The most recent World Series MVP to leave his team was John Wetteland. Acquired just after the player strike ended, Wetteland had two great seasons in pinstripes that culminated with four straight saves in the ’96 World Series, earning him the MVP. Wetteland reportedly wanted to return to the Yankees, but they were ready to move on with Mariano Rivera closing games. On December 17, Wetteland signed a four year, $23 million contract with the Texas Rangers.
Wetteland had two good years with the Rangers, followed by a middling one in 1999. In 2000 he continued to decline, finishing his contract with a 4.20 ERA season. He would not sign another pro contract.

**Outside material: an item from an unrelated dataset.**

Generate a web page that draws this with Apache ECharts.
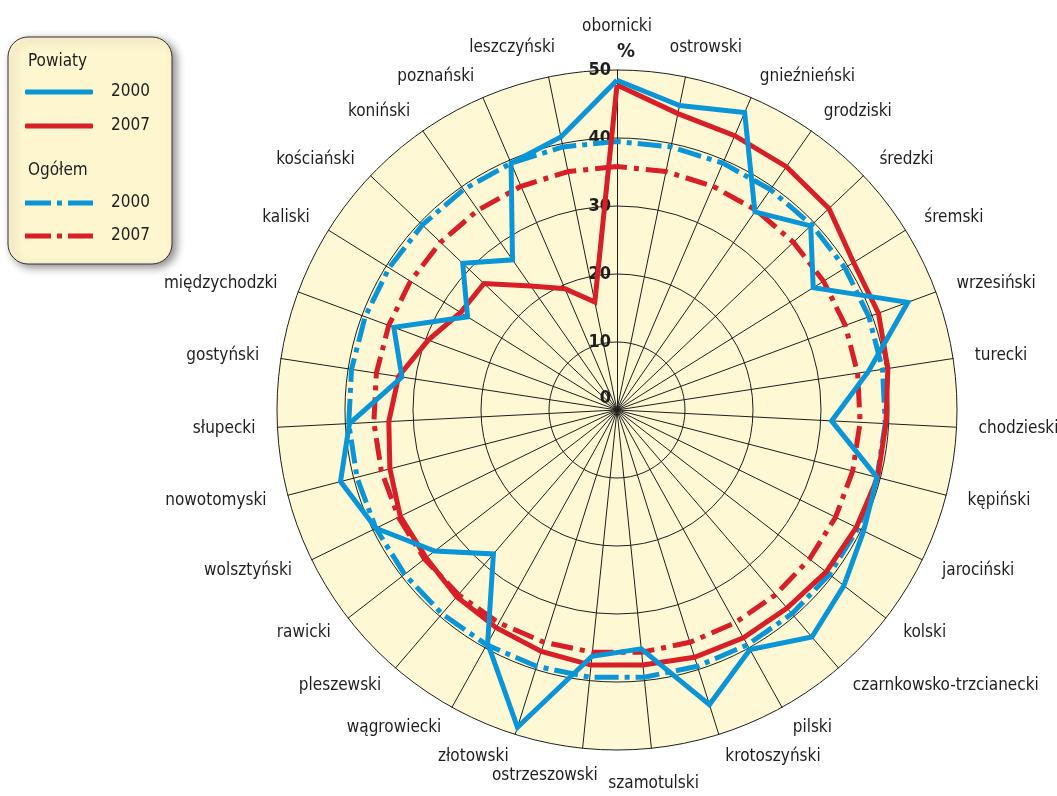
<!DOCTYPE html>
<html>
<head>
<meta charset="utf-8">
<title>Powiaty</title>
<script src="https://cdn.jsdelivr.net/npm/echarts@6/dist/echarts.min.js"></script>
<style>
  html, body { margin: 0; padding: 0; background: #fff; }
  #main { width: 1057px; height: 796px; }
</style>
</head>
<body>
<div id="main"></div>
<script>
// clockwise from the top
const categories = ['obornicki', 'ostrowski', 'gnieźnieński', 'grodziski', 'średzki', 'śremski',
  'wrzesiński', 'turecki', 'chodzieski', 'kępiński', 'jarociński', 'kolski',
  'czarnkowsko-trzcianecki', 'pilski', 'krotoszyński', 'szamotulski', 'ostrzeszowski',
  'złotowski', 'wągrowiecki', 'pleszewski', 'rawicki', 'wolsztyński', 'nowotomyski',
  'słupecki', 'gostyński', 'międzychodzki', 'kaliski', 'kościański', 'koniński',
  'poznański', 'leszczyński'];

const powiaty2000 = [48.5, 45.7, 47.6, 35.5, 39.3, 34.0, 45.6, 37.4, 31.6, 39.5, 40.4, 42.2,
  44.0, 40.3, 45.4, 35.3, 36.4, 48.9, 39.2, 27.9, 33.9, 39.5, 42.0, 39.4, 32.0, 35.0,
  25.9, 31.3, 26.9, 39.5, 41.0];
const powiaty2007 = [47.8, 44.5, 43.9, 43.6, 43.0, 41.0, 41.0, 40.3, 39.6, 39.6, 39.2, 38.9,
  38.4, 38.3, 38.1, 37.7, 37.7, 37.2, 36.6, 36.2, 35.5, 35.5, 34.5, 33.6, 32.5, 29.6,
  27.1, 27.0, 22.2, 19.4, 16.2];

// overall value for the whole region (one number each year)
const ogolem2000 = 39.5;
const ogolem2007 = 35.8;

const radiusTicks = [0, 10, 20, 30, 40, 50];

const BLUE = '#0a96d6';
const RED = '#d81e26';
const INK = '#1e1e1e';
const FONT = "'Liberation Sans Narrow', 'DejaVu Sans Condensed', sans-serif";
const CENTER = [617, 410];
const RADIUS = 340;
const NAME_SIZE = 17;

// hand placement of the few names near the vertical axis
const labelNudge = {
  'obornicki': { lineHeight: 42 },
  'ostrowski': { lineHeight: 15, padding: [0, 0, 0, 32] },
  'leszczyński': { lineHeight: 15, padding: [0, 64, 0, 0] },
  'szamotulski': { lineHeight: 26 },
  'ostrzeszowski': { lineHeight: 10, padding: [0, 71, 0, 0] }
};
const nudgeKeys = Object.keys(labelNudge);
const nameRich = {};
nudgeKeys.forEach((k, i) => {
  nameRich['n' + i] = Object.assign({ fontSize: NAME_SIZE, fontFamily: FONT, color: INK }, labelNudge[k]);
});

// radar lays indicators out counter-clockwise, the picture goes clockwise
function ccw(arr) {
  return [arr[0]].concat(arr.slice(1).reverse());
}

const DASHDOT = 'path://M0,0H26V5H0Z M32,0H37V5H32Z M43,0H68V5H43Z';

const chart = echarts.init(document.getElementById('main'));

const legendText = { fontSize: 17, lineHeight: 22, fontFamily: FONT, color: INK, padding: [0, 0, 0, 13] };

const option = {
  animation: false,
  backgroundColor: '#fff',
  graphic: [
    {
      type: 'rect',
      z: 0,
      shape: { x: 8, y: 37, width: 164, height: 227, r: 20 },
      style: {
        fill: '#fdf6cf', stroke: '#333', lineWidth: 1,
        shadowBlur: 8, shadowColor: 'rgba(0,0,0,0.45)', shadowOffsetX: 4, shadowOffsetY: 3
      }
    },
    {
      type: 'text', z: 5, left: 28, top: 53,
      style: { text: 'Powiaty', font: '17px ' + FONT, fill: INK }
    },
    {
      type: 'text', z: 5, left: 28, top: 162,
      style: { text: 'Ogółem', font: '17px ' + FONT, fill: INK }
    }
  ],
  legend: [
    {
      orient: 'vertical', left: 20, top: 76, selectedMode: false,
      itemWidth: 68, itemHeight: 5, itemGap: 12,
      formatter: n => n.split(' ')[1],
      textStyle: legendText,
      data: [
        { name: 'Powiaty 2000', icon: 'roundRect', itemStyle: { color: BLUE, borderWidth: 0 } },
        { name: 'Powiaty 2007', icon: 'roundRect', itemStyle: { color: RED, borderWidth: 0 } }
      ]
    },
    {
      orient: 'vertical', left: 20, top: 187, selectedMode: false,
      itemWidth: 68, itemHeight: 5, itemGap: 11,
      formatter: n => n.split(' ')[1],
      textStyle: legendText,
      data: [
        { name: 'Ogółem 2000', icon: DASHDOT, itemStyle: { color: BLUE, borderWidth: 0 } },
        { name: 'Ogółem 2007', icon: DASHDOT, itemStyle: { color: RED, borderWidth: 0 } }
      ]
    }
  ],
  radar: {
    center: CENTER,
    radius: RADIUS,
    startAngle: 90,
    shape: 'circle',
    splitNumber: radiusTicks.length - 1,
    indicator: ccw(categories).map(name => ({ name: name, min: radiusTicks[0], max: radiusTicks[radiusTicks.length - 1] })),
    axisName: { show: false },
    axisLine: { lineStyle: { color: INK, width: 1 } },
    splitLine: { lineStyle: { color: INK, width: 1 } },
    splitArea: { areaStyle: { color: ['#fef9d4'] } }
  },
  // polar only carries the text: district names and the % scale
  polar: { center: CENTER, radius: RADIUS },
  angleAxis: {
    type: 'category',
    data: categories,
    startAngle: 90,
    clockwise: true,
    boundaryGap: false,
    axisLine: { show: false },
    axisTick: { show: false },
    splitLine: { show: false },
    axisLabel: {
      interval: 0, margin: 22, fontSize: NAME_SIZE, lineHeight: 2, fontFamily: FONT, color: INK,
      formatter: v => {
        const i = nudgeKeys.indexOf(v);
        return i >= 0 ? '{n' + i + '|' + v + '}' : v;
      },
      rich: nameRich
    }
  },
  radiusAxis: {
    type: 'value',
    min: radiusTicks[0],
    max: radiusTicks[radiusTicks.length - 1],
    interval: radiusTicks[1] - radiusTicks[0],
    name: '%',
    nameLocation: 'end',
    nameGap: 8,
    nameTextStyle: { fontSize: 20, fontWeight: 'bold', fontFamily: FONT, color: INK, padding: [0, 0, 0, 18] },
    axisLine: { show: false },
    axisTick: { show: false },
    splitLine: { show: false },
    axisLabel: {
      margin: 6, fontSize: 18, fontWeight: 'bold', fontFamily: FONT, color: INK,
      formatter: v => v === radiusTicks[0] ? '{z|' + v + '}' : String(v),
      rich: { z: { fontSize: 18, fontWeight: 'bold', fontFamily: FONT, color: INK, padding: [0, 0, 24, 0] } }
    }
  },
  series: [{
    type: 'radar',
    symbol: 'none',
    silent: true,
    emphasis: { disabled: true },
    data: [
      {
        name: 'Ogółem 2007',
        value: ccw(categories.map(() => ogolem2007)),
        itemStyle: { color: RED },
        lineStyle: { color: RED, width: 5, type: [22, 7, 5, 7] }
      },
      {
        name: 'Ogółem 2000',
        value: ccw(categories.map(() => ogolem2000)),
        itemStyle: { color: BLUE },
        lineStyle: { color: BLUE, width: 5, type: [24, 6, 5, 6] }
      },
      {
        name: 'Powiaty 2007',
        value: ccw(powiaty2007),
        itemStyle: { color: RED },
        lineStyle: { color: RED, width: 5, join: 'miter' }
      },
      {
        name: 'Powiaty 2000',
        value: ccw(powiaty2000),
        itemStyle: { color: BLUE },
        lineStyle: { color: BLUE, width: 5, join: 'miter' }
      }
    ]
  }]
};

chart.setOption(option);
</script>
</body>
</html>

Should the Yankees decide against bringing him back, Matsui will be just the fourth World Series MVP who didn’t return to his former team. The team has to be concerned that Matsui, who will be 36 next season, will fall off a cliff like Knight. Chances are, however, that Matsui has at least one more good season left in him, like Morris. Unlike Wetteland, however, the Yankees don’t have a clear option to replace Matsui at DH. His situation is a kind of amalgamation of his three predecessors’. I just hope his fate ends up different.